DATA SHOWN:

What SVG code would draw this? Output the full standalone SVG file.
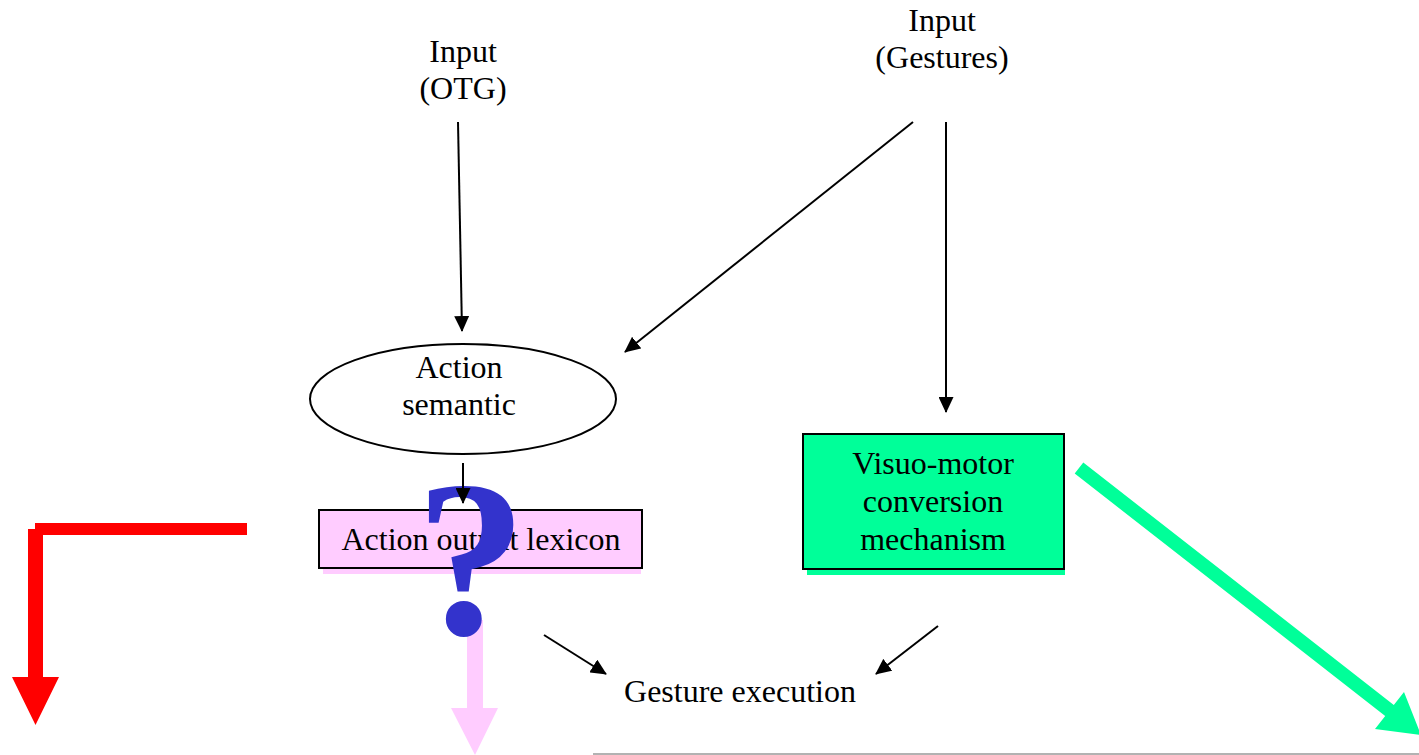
<svg xmlns="http://www.w3.org/2000/svg" width="1419" height="755" viewBox="0 0 1419 755">
<style>
.t{font-family:"Liberation Serif","Times New Roman",serif;font-size:32px;fill:#000;text-anchor:middle}
.c{stroke:#000;stroke-width:2;fill:none;marker-end:url(#ah)}
</style>
<defs>
<marker id="ah" markerUnits="userSpaceOnUse" markerWidth="16" markerHeight="15" refX="15" refY="7.5" orient="auto">
<path d="M0,0 L16,7.5 L0,15 z" fill="#000"/>
</marker>
</defs>
<rect width="1419" height="755" fill="#fff"/>
<line x1="593" y1="754" x2="1419" y2="754" stroke="#999" stroke-width="1.5"/>
<g id="input-otg">
<text class="t" x="463" y="62">Input</text>
<text class="t" x="463" y="99">(OTG)</text>
</g>
<g id="input-gestures">
<text class="t" x="942" y="31">Input</text>
<text class="t" x="942" y="68">(Gestures)</text>
</g>
<g id="action-semantic">
<ellipse cx="463" cy="399" rx="153" ry="55" fill="#fff" stroke="#000" stroke-width="2"/>
<text class="t" x="459" y="378">Action</text>
<text class="t" x="459" y="415">semantic</text>
</g>
<g id="action-output-lexicon">
<rect x="323" y="514" width="318" height="60" fill="#FFCCFF"/>
<rect x="319" y="510" width="323" height="58" fill="#FFCCFF" stroke="#000" stroke-width="2"/>
<text class="t" x="481" y="550">Action output lexicon</text>
</g>
<g id="visuo-motor">
<rect x="807" y="437" width="258" height="138" fill="#00FF99"/>
<rect x="803" y="434" width="261" height="135" fill="#00FF99" stroke="#000" stroke-width="2"/>
<text class="t" x="933" y="474">Visuo-motor</text>
<text class="t" x="933" y="512">conversion</text>
<text class="t" x="933" y="550">mechanism</text>
</g>
<g id="gesture-execution">
<text class="t" x="740" y="702">Gesture execution</text>
</g>
<g id="big-arrows">
<polygon points="35,523 247,523 247,535 43,535 43,677 59,677 35.5,725 12,677 28,677 28,529 35,529" fill="#FF0000"/>
<polygon points="467,620 483,620 483,708 498,708 475,755 451,708 467,708" fill="#FFCCFF"/>
<polygon points="1083.3,462.5 1393.8,705 1404,692 1421,735 1375,729 1385.2,716 1074.7,473.5" fill="#00FF99"/>
</g>
<g id="question">
<text x="471" y="634" font-family="Liberation Serif, Times New Roman, serif" font-size="222" font-weight="bold" fill="#3333CC" text-anchor="middle">?</text>
</g>
<g id="connectors">
<line class="c" x1="458" y1="122" x2="462" y2="331"/>
<line class="c" x1="913" y1="122" x2="625" y2="352"/>
<line class="c" x1="946" y1="122" x2="946" y2="412"/>
<line class="c" x1="463" y1="463" x2="463" y2="503"/>
<line class="c" x1="544" y1="635" x2="606" y2="674"/>
<line class="c" x1="938" y1="626" x2="876" y2="674"/>
</g>
</svg>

PROBLEM DETAILS: Without the pictures, write out all of the material exactly.

THE COMPLETED TASK:
What SVG code would draw this? Output the full standalone SVG file.
<svg xmlns="http://www.w3.org/2000/svg" width="1419" height="755" viewBox="0 0 1419 755">
<style>
.t{font-family:"Liberation Serif","Times New Roman",serif;font-size:32px;fill:#000;text-anchor:middle}
.c{stroke:#000;stroke-width:2;fill:none;marker-end:url(#ah)}
</style>
<defs>
<marker id="ah" markerUnits="userSpaceOnUse" markerWidth="16" markerHeight="15" refX="15" refY="7.5" orient="auto">
<path d="M0,0 L16,7.5 L0,15 z" fill="#000"/>
</marker>
</defs>
<rect width="1419" height="755" fill="#fff"/>
<line x1="593" y1="754" x2="1419" y2="754" stroke="#999" stroke-width="1.5"/>
<g id="input-otg">
<text class="t" x="463" y="62">Input</text>
<text class="t" x="463" y="99">(OTG)</text>
</g>
<g id="input-gestures">
<text class="t" x="942" y="31">Input</text>
<text class="t" x="942" y="68">(Gestures)</text>
</g>
<g id="action-semantic">
<ellipse cx="463" cy="399" rx="153" ry="55" fill="#fff" stroke="#000" stroke-width="2"/>
<text class="t" x="459" y="378">Action</text>
<text class="t" x="459" y="415">semantic</text>
</g>
<g id="action-output-lexicon">
<rect x="323" y="514" width="318" height="60" fill="#FFCCFF"/>
<rect x="319" y="510" width="323" height="58" fill="#FFCCFF" stroke="#000" stroke-width="2"/>
<text class="t" x="481" y="550">Action output lexicon</text>
</g>
<g id="visuo-motor">
<rect x="807" y="437" width="258" height="138" fill="#00FF99"/>
<rect x="803" y="434" width="261" height="135" fill="#00FF99" stroke="#000" stroke-width="2"/>
<text class="t" x="933" y="474">Visuo-motor</text>
<text class="t" x="933" y="512">conversion</text>
<text class="t" x="933" y="550">mechanism</text>
</g>
<g id="gesture-execution">
<text class="t" x="740" y="702">Gesture execution</text>
</g>
<g id="big-arrows">
<polygon points="35,523 247,523 247,535 43,535 43,677 59,677 35.5,725 12,677 28,677 28,529 35,529" fill="#FF0000"/>
<polygon points="467,620 483,620 483,708 498,708 475,755 451,708 467,708" fill="#FFCCFF"/>
<polygon points="1083.3,462.5 1393.8,705 1404,692 1421,735 1375,729 1385.2,716 1074.7,473.5" fill="#00FF99"/>
</g>
<g id="question">
<text x="471" y="634" font-family="Liberation Serif, Times New Roman, serif" font-size="222" font-weight="bold" fill="#3333CC" text-anchor="middle">?</text>
</g>
<g id="connectors">
<line class="c" x1="458" y1="122" x2="462" y2="331"/>
<line class="c" x1="913" y1="122" x2="625" y2="352"/>
<line class="c" x1="946" y1="122" x2="946" y2="412"/>
<line class="c" x1="463" y1="463" x2="463" y2="503"/>
<line class="c" x1="544" y1="635" x2="606" y2="674"/>
<line class="c" x1="938" y1="626" x2="876" y2="674"/>
</g>
</svg>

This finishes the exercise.